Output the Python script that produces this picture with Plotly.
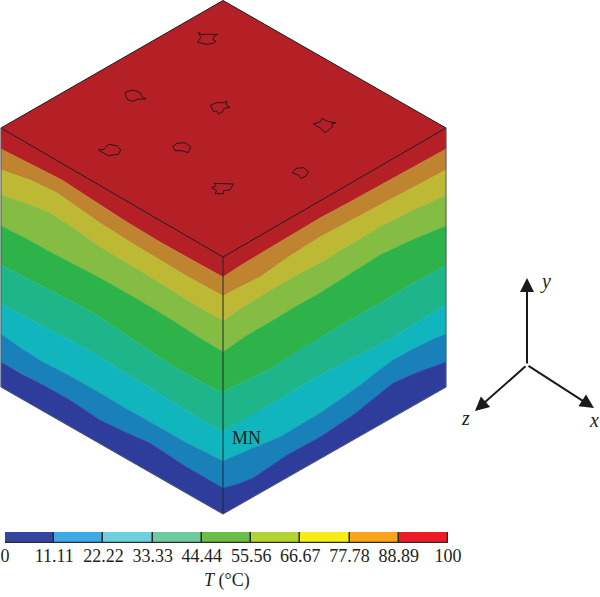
import plotly.graph_objects as go

# --- cube outline (diagram units) ---
top_face_x = [223, 446, 223, 1]
top_face_y = [0.5, 128, 257, 128]
centre_edge_x = [223, 223]
centre_edge_y = [257, 514]

# --- isotherm bands, ordered from the top of the block downward ---
band_colors = ["#B51F26", "#BF8430", "#BDB935", "#84BC44", "#2DB34A",
               "#1FB58A", "#11B5BD", "#1A80BA", "#2E3D9C"]

left_top = [(1, 128), (223, 257)]
left_bottom = [(1, 387), (223, 514)]
left_iso = [
    [(1, 149), (30, 164), (62, 180), (82, 193), (100, 205), (130, 224), (160, 242), (190, 259), (223, 277)],
    [(1, 170), (30, 180), (57, 193), (78, 208), (100, 223), (130, 242), (160, 260), (190, 278), (223, 296)],
    [(1, 195), (25, 203), (50, 213), (75, 229), (100, 247), (130, 265), (160, 283), (190, 302), (223, 321)],
    [(1, 226), (25, 238), (50, 252), (75, 265), (100, 278), (135, 298), (167, 317), (195, 335), (223, 352)],
    [(1, 265), (25, 277), (50, 290), (75, 303), (100, 317), (135, 341), (173, 366), (198, 380), (223, 393)],
    [(1, 304), (25, 317), (50, 330), (75, 343), (100, 357), (125, 373), (150, 388), (185, 410), (223, 432)],
    [(1, 334), (22, 349), (43, 362), (70, 376), (100, 393), (125, 408), (150, 422), (185, 442), (223, 461)],
    [(1, 362), (22, 374), (43, 385), (70, 400), (100, 420), (125, 432), (150, 443), (185, 466), (223, 488)],
]

right_top = [(223, 257), (446, 128)]
right_bottom = [(223, 514), (446, 387)]
right_iso = [
    [(223, 277), (243, 264), (263, 252), (290, 236), (320, 218), (348, 203), (377, 187), (410, 169), (446, 149)],
    [(223, 296), (240, 287), (260, 277), (290, 256), (320, 237), (350, 221), (380, 205), (412, 188), (446, 170)],
    [(223, 321), (243, 307), (263, 295), (290, 279), (320, 263), (350, 245), (380, 227), (412, 211), (446, 195)],
    [(223, 352), (246, 336), (270, 322), (295, 307), (320, 293), (350, 274), (380, 255), (412, 240), (446, 226)],
    [(223, 392), (245, 381), (268, 370), (295, 353), (320, 338), (350, 320), (380, 303), (412, 284), (446, 265)],
    [(223, 431), (247, 418), (270, 405), (293, 391), (317, 377), (343, 363), (387, 341), (415, 324), (446, 305)],
    [(223, 461), (250, 450), (280, 437), (300, 425), (320, 413), (342, 398), (363, 383), (378, 371), (393, 360), (413, 349), (433, 339), (446, 334)],
    [(223, 488), (238, 484), (253, 478), (287, 455), (320, 437), (353, 415), (373, 399), (393, 383), (418, 372), (446, 362)],
]

pores_3x = [
    [(595, 97), (606, 104), (620, 103), (652, 103), (640, 112), (640, 120), (648, 124), (640, 130), (620, 133), (592, 126), (603, 112)],
    [(378, 275), (400, 270), (420, 278), (425, 290), (437, 297), (415, 297), (398, 304), (382, 298), (376, 285)],
    [(632, 315), (650, 308), (672, 308), (680, 303), (678, 314), (690, 322), (672, 325), (668, 335), (655, 342), (650, 332), (640, 335)],
    [(940, 372), (962, 365), (965, 355), (985, 365), (1008, 368), (995, 372), (998, 380), (975, 398), (962, 385)],
    [(295, 450), (312, 448), (325, 433), (350, 437), (362, 450), (355, 463), (325, 467), (310, 458)],
    [(518, 440), (530, 430), (555, 428), (572, 440), (565, 458), (545, 452), (525, 452)],
    [(635, 563), (648, 558), (642, 550), (700, 552), (690, 570), (670, 572), (670, 582), (645, 580), (650, 572)],
    [(877, 518), (888, 505), (910, 503), (925, 515), (918, 528), (903, 535), (895, 525)],
]

# --- colour bar ---
T_ticks = [0, 11.11, 22.22, 33.33, 44.44, 55.56, 66.67, 77.78, 88.89, 100]
T_labels = ["0", "11.11", "22.22", "33.33", "44.44", "55.56", "66.67", "77.78", "88.89", "100"]
bar_colors = ["#35469F", "#3FA9E3", "#6ECFE0", "#6FCB9F", "#6ABD45",
              "#B3D334", "#F8EC17", "#F9A51B", "#ED1C24"]

SERIF = "Liberation Serif"
fig = go.Figure()


def poly(points, color):
    xs = [p[0] for p in points] + [points[0][0]]
    ys = [p[1] for p in points] + [points[0][1]]
    fig.add_trace(go.Scatter(x=xs, y=ys, mode="lines", fill="toself", fillcolor=color,
                             line=dict(color=color, width=0.5), hoverinfo="skip", showlegend=False))


def face(top, iso, bottom):
    bounds = [top] + iso + [bottom]
    for upper, lower, col in zip(bounds[:-1], bounds[1:], band_colors):
        poly(list(upper) + list(reversed(lower)), col)


face(left_top, left_iso, left_bottom)
face(right_top, right_iso, right_bottom)

# top face
fig.add_trace(go.Scatter(x=top_face_x + top_face_x[:1], y=top_face_y + top_face_y[:1], mode="lines",
                         fill="toself", fillcolor=band_colors[0], line=dict(color="#1c1c1c", width=1),
                         hoverinfo="skip", showlegend=False))
# edges
fig.add_trace(go.Scatter(x=centre_edge_x, y=centre_edge_y, mode="lines",
                         line=dict(color="#1c2a30", width=1), hoverinfo="skip", showlegend=False))
fig.add_trace(go.Scatter(x=[1, 1, 223, 446, 446], y=[128, 387, 514, 387, 128], mode="lines",
                         line=dict(color="#555a66", width=1), hoverinfo="skip", showlegend=False))
# pores
for pore in pores_3x:
    closed = pore + pore[:1]
    fig.add_trace(go.Scatter(x=[p[0] / 3 for p in closed], y=[p[1] / 3 for p in closed], mode="lines",
                             line=dict(color="#1a1416", width=0.9), hoverinfo="skip", showlegend=False))

# colour bar: stacked bar on its own axes
for lo, hi, col in zip(T_ticks[:-1], T_ticks[1:], bar_colors):
    fig.add_trace(go.Bar(x=[hi - lo], y=[0], base=[lo], orientation="h", xaxis="x2", yaxis="y2",
                         marker=dict(color=col, line=dict(color="#2a2a2a", width=1.3)),
                         hoverinfo="skip", showlegend=False))

annotations = [
    dict(x=246, y=438, text="MN", font=dict(size=18)),
    dict(x=227, y=580, text="<i>T</i> (°C)", font=dict(size=18)),
    dict(x=545, y=281, text="<i>y</i>", font=dict(size=20)),
    dict(x=465, y=418, text="<i>z</i>", font=dict(size=20)),
    dict(x=594, y=420, text="<i>x</i>", font=dict(size=20)),
]
for a in annotations:
    a.update(xref="x", yref="y", showarrow=False)
    a["font"].update(family=SERIF, color="#231f20")
# triad arrows
for tip in [(527, 278), (475, 411), (594, 408)]:
    annotations.append(dict(x=tip[0], y=tip[1], ax=527, ay=365, xref="x", yref="y", axref="x", ayref="y",
                            text="", showarrow=True, arrowhead=2, arrowsize=1.4, arrowwidth=2,
                            arrowcolor="#1a1a1a"))

fig.update_layout(
    width=600, height=597, margin=dict(l=0, r=0, t=0, b=0, autoexpand=False),
    paper_bgcolor="white", plot_bgcolor="rgba(0,0,0,0)",
    bargap=0, barmode="overlay", showlegend=False,
    xaxis=dict(domain=[0, 1], range=[0, 600], visible=False),
    yaxis=dict(domain=[0, 1], range=[597, 0], visible=False),
    xaxis2=dict(domain=[5 / 600, 448 / 600], range=[0, 100], anchor="y2", tickvals=T_ticks, ticktext=T_labels,
                ticks="", ticklabelstandoff=0, showgrid=False, zeroline=False, automargin=False,
                showline=False, tickangle=0, tickfont=dict(family=SERIF, size=18, color="#231f20")),
    yaxis2=dict(domain=[(597 - 543) / 597, (597 - 532) / 597], range=[-0.5, 0.5], anchor="x2", visible=False),
    annotations=annotations,
)
fig.write_html("out.html", config=dict(displayModeBar=False),
               post_script="document.body.style.margin='0';document.documentElement.style.overflow='hidden';")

YOUR OBJECTIVE
Begin at the first line of the material and copy each line exactly through the one containing "centre_edge_y = [257, 514]". Omit pictures.

THE OUTPUT
Output the Python script that produces this picture with Plotly.
import plotly.graph_objects as go

# --- cube outline (diagram units) ---
top_face_x = [223, 446, 223, 1]
top_face_y = [0.5, 128, 257, 128]
centre_edge_x = [223, 223]
centre_edge_y = [257, 514]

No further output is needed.